No fatal accident involving Part 121 or 135 scheduled carriers occurred in 2002, versus three last year in which 24 people died, according to NTSB data. The crash of an Air Midwest Beech 1900 in Charlotte, N.C., accounted for 21 of those fatalities. More serious crashes by air-taxi operations raised their total and fatal accidents per 100,000 flight hours from 2.03 to 2.61, and 0.62 to 0.64, respectively, in 2002 and 2003.
The NTSB issued a scathing indictment of the FAA’s oversight of contract maintenance providers, essentially validating a DOT inspector general’s report that again exposed one of the lesser known practices of the U.S. airline industry. The latest report, made public in late February, again pointed to lax FAA scrutiny of a third-party maintenance contractor as one of the main contributors to the January 2003 crash of Air Midwest Flight 5481.
The Argentine government took emergency action last month, relieving the nation’s Air Force of responsibility for providing ATC services. The government announced the creation of the National Administration of Civil Aviation, a civilian entity that will take over ATC in the country. The decision came after pilots and air traffic controllers complained about poor aviation safety.
BEECH 65-A90, FENTRESS, TEXAS, OCT. 17, 2003–King Air N511BF was destroyed during a forced landing at approximately 3:30 p.m., following a loss of engine power near Fentress. The sole-occupant commercial-rated pilot sustained minor injuries. The King Air A90 was registered to American Aircraft Sales International of Venice, Fla., and was operated by Sky Dive San Marcos of San Marcos, Texas.
PIPER PA-46-500TP, DAYTONA BEACH, FLA., DEC. 17, 2003–At 9:33 a.m. EST Piper Meridian N155BM was destroyed when it crashed into trees near Daytona Beach. The aircraft was operating under Part 91 on a personal flight in marginal VMC and was not on a flight plan. The non-instrument-rated private pilot and his only passenger were killed.
AYRES S2T-T65, MAGDALENA, N.M., JAN. 8, 2004–Ayres N3100E, registered to the U.S. Department of State Bureau for International Narcotics and Law Enforcement Matters (INM), was destroyed during a forced landing in a heavily forested area west of Magdalena at approximately 10 a.m.

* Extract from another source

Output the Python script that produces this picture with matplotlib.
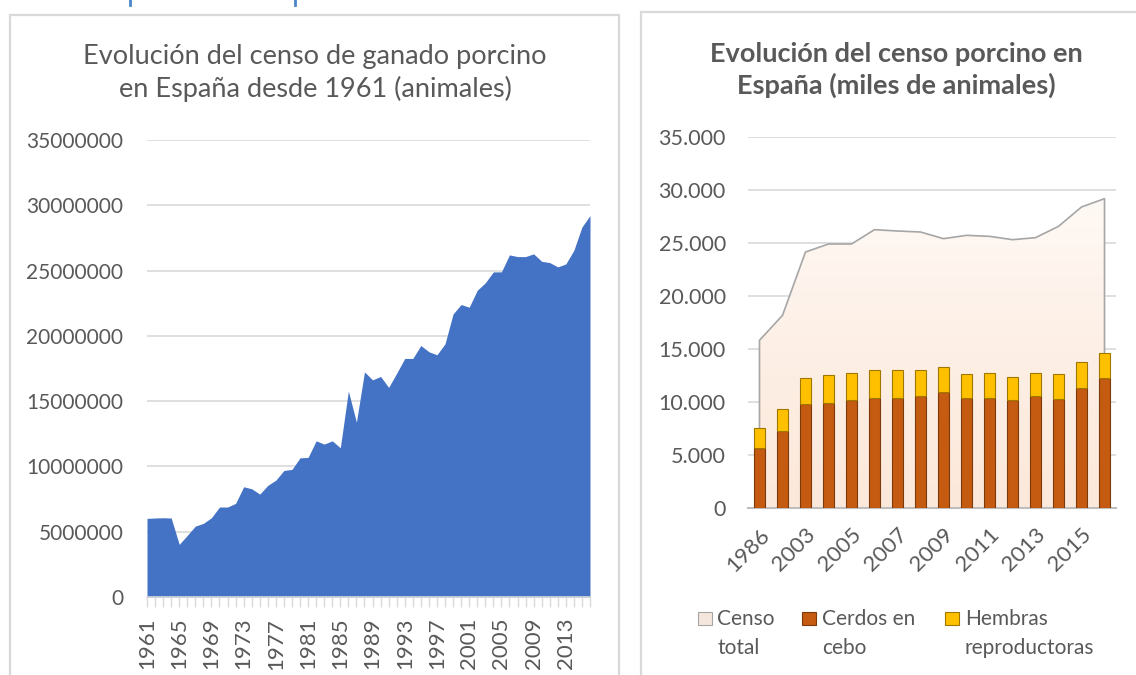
import matplotlib
matplotlib.use('Agg')
import matplotlib.pyplot as plt
import numpy as np
from matplotlib.patches import Rectangle
from matplotlib.lines import Line2D
from matplotlib.ticker import FuncFormatter
from matplotlib.colors import LinearSegmentedColormap

# ---------------- data ----------------
years = list(range(1961, 2017))
censo_anual = [
    6.02e6, 6.05e6, 6.07e6, 6.05e6, 4.03e6, 4.72e6, 5.43e6, 5.64e6, 6.07e6, 6.89e6,
    6.89e6, 7.17e6, 8.44e6, 8.29e6, 7.88e6, 8.55e6, 8.95e6, 9.69e6, 9.77e6, 10.66e6,
    10.69e6, 11.96e6, 11.71e6, 11.96e6, 11.43e6, 15.77e6, 13.39e6, 17.24e6, 16.63e6, 16.89e6,
    16.05e6, 17.14e6, 18.27e6, 18.27e6, 19.26e6, 18.78e6, 18.55e6, 19.39e6, 21.68e6, 22.40e6,
    22.19e6, 23.49e6, 24.06e6, 24.90e6, 24.90e6, 26.20e6, 26.07e6, 26.07e6, 26.28e6, 25.71e6,
    25.61e6, 25.28e6, 25.51e6, 26.56e6, 28.34e6, 29.21e6,
]
left_tick_years = list(range(1961, 2017, 4))

categorias = ['1986', '1995', '2003', '2004', '2005', '2006', '2007', '2008',
              '2009', '2010', '2011', '2012', '2013', '2014', '2015', '2016']
censo_total = [15818, 18176, 24151, 24906, 24906, 26258, 26132, 26038,
               25409, 25723, 25629, 25314, 25503, 26572, 28396, 29182]
cerdos_cebo = [5692, 7233, 9780, 9937, 10220, 10409, 10377, 10566,
               10943, 10377, 10377, 10220, 10566, 10314, 11352, 12264]
hembras_reproductoras = [1887, 2138, 2516, 2642, 2547, 2641, 2673, 2484,
                         2390, 2296, 2390, 2170, 2201, 2359, 2453, 2390]
legend_labels = ['Censo\ntotal', 'Cerdos en\ncebo', 'Hembras\nreproductoras']

# ---------------- style ----------------
FONT = 'Lato'
plt.rcParams['font.family'] = [FONT, 'DejaVu Sans']
TXT = '#595959'
GRID = '#D9D9D9'
W, H = 1136, 675

fig = plt.figure(figsize=(W / 100, H / 100), dpi=100)

def fx(px):
    return px / W

def fy(py):
    return 1 - py / H

# panel borders
fig.add_artist(Rectangle((fx(10), fy(700)), fx(609), (700 - 15) / H, transform=fig.transFigure,
                         fill=False, edgecolor='#D9D9D9', lw=1.6))
fig.add_artist(Rectangle((fx(641), fy(700)), fx(600), (700 - 12) / H, transform=fig.transFigure,
                         fill=False, edgecolor='#D9D9D9', lw=1.6))
# cut-off blue text fragments at the very top
for xp in (130, 295):
    fig.add_artist(Line2D([fx(xp), fx(xp)], [fy(0), fy(5)], transform=fig.transFigure,
                          color='#4A86C8', lw=2))

# ---------------- left chart ----------------
ax1 = fig.add_axes([fx(147), fy(597), fx(590) - fx(147), (597 - 140) / H])
ax1.fill_between(years, censo_anual, 0, color='#4472C4', lw=0, zorder=2)
ax1.set_xlim(1961, 2016)
ax1.set_ylim(0, 35e6)
ax1.set_yticks(np.arange(0, 35e6 + 1, 5e6))
ax1.yaxis.set_major_formatter(FuncFormatter(lambda v, p: f'{int(round(v))}'))
ax1.grid(axis='y', color=GRID, lw=1.2, zorder=0)
ax1.set_axisbelow(True)
for s in ('top', 'right', 'left'):
    ax1.spines[s].set_visible(False)
ax1.spines['bottom'].set_color(GRID)
ax1.spines['bottom'].set_linewidth(1.2)
ax1.set_xticks(years)
ax1.set_xticklabels([str(y) if y in left_tick_years else '' for y in years],
                    rotation=90, fontsize=16, color=TXT)
ax1.tick_params(axis='x', length=7, width=1, color=GRID, pad=8)
ax1.tick_params(axis='y', length=0, pad=17, labelsize=15, labelcolor=TXT)

fig.text(fx(315), fy(73), 'Evolución del censo de ganado porcino\nen España desde 1961 (animales)',
         ha='center', va='center', fontsize=19.5, color=TXT, linespacing=1.35)

# ---------------- right chart ----------------
ax2 = fig.add_axes([fx(748), fy(508), fx(1116) - fx(748), (508 - 137) / H])
x = np.arange(len(categorias))
area = ax2.fill_between(x, censo_total, 0, facecolor='none', edgecolor='#A6A6A6', lw=1.2, zorder=2.5)
grad_cmap = LinearSegmentedColormap.from_list('peach', ['#FCE8DA', '#FDEFE5', '#FFF9F5'])
grad = np.linspace(0, 1, 256).reshape(-1, 1)
img = ax2.imshow(grad, cmap=grad_cmap, origin='lower', aspect='auto',
                 extent=(-0.5, len(categorias) - 0.5, 0, max(censo_total)), zorder=2)
img.set_clip_path(area.get_paths()[0], transform=ax2.transData)
ax2.bar(x, cerdos_cebo, width=0.46, color='#C55A11', edgecolor='#7A3A0C', lw=0.8, zorder=3)
ax2.bar(x, hembras_reproductoras, width=0.46, bottom=cerdos_cebo, color='#FFC000',
        edgecolor='#A07800', lw=0.8, zorder=3)
ax2.set_xlim(-0.5, len(categorias) - 0.5)
ax2.set_ylim(0, 35000)
ax2.set_yticks(np.arange(0, 35001, 5000))
ax2.yaxis.set_major_formatter(FuncFormatter(lambda v, p: f'{int(round(v)):,}'.replace(',', '.')))
ax2.grid(axis='y', color=GRID, lw=1.2, zorder=0)
ax2.set_axisbelow(True)
for s in ('top', 'right', 'left'):
    ax2.spines[s].set_visible(False)
ax2.spines['bottom'].set_color('#BFBFBF')
ax2.spines['bottom'].set_linewidth(1.5)
ax2.set_xticks(x[::2])
ax2.set_xticklabels(categorias[::2], rotation=45, ha='right', rotation_mode='anchor',
                    fontsize=16, color=TXT)
ax2.tick_params(axis='x', length=0, pad=12)
ax2.tick_params(axis='y', length=0, pad=16, labelsize=15.5, labelcolor=TXT)

fig.text(fx(896), fy(70), 'Evolución del censo porcino en\nEspaña (miles de animales)',
         ha='center', va='center', fontsize=19.5, fontweight='bold', color=TXT, linespacing=1.3)

# legend (manual, handle aligned with first line)
leg_colors = [('#F4E6DC', '#A6A6A6'), ('#C55A11', '#7A3A0C'), ('#FFC000', '#A07800')]
leg_mark_x = [698, 802, 945]
leg_text_x = [717, 822, 965]
for lab, (fc, ec), mx, tx in zip(legend_labels, leg_colors, leg_mark_x, leg_text_x):
    fig.add_artist(Rectangle((fx(mx), fy(625)), fx(14), 13 / H, transform=fig.transFigure,
                             facecolor=fc, edgecolor=ec, lw=0.8))
    l1, l2 = lab.split('\n')
    fig.text(fx(tx), fy(625), l1, ha='left', va='baseline', fontsize=15, color=TXT)
    fig.text(fx(tx), fy(654), l2, ha='left', va='baseline', fontsize=15, color=TXT)

fig.savefig('out.png', dpi=100, facecolor='white')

According to the local police, the engine quit, and after the airplane crashed it was consumed by fire.
BEECH KING AIR E90, GALESBURG, ILL., JAN. 8, 2004–During climbout from Galesburg Municipal Airport (GBG) at about 2:27 p.m., King Air N48TA sustained substantial damage when the cabin door opened in flight, became separated and struck the empennage. The nonscheduled domestic passenger flight, headed for Mountain Empire Airport (MKJ) near Marion, Va., was operated by Tidewater Aero under Part 135.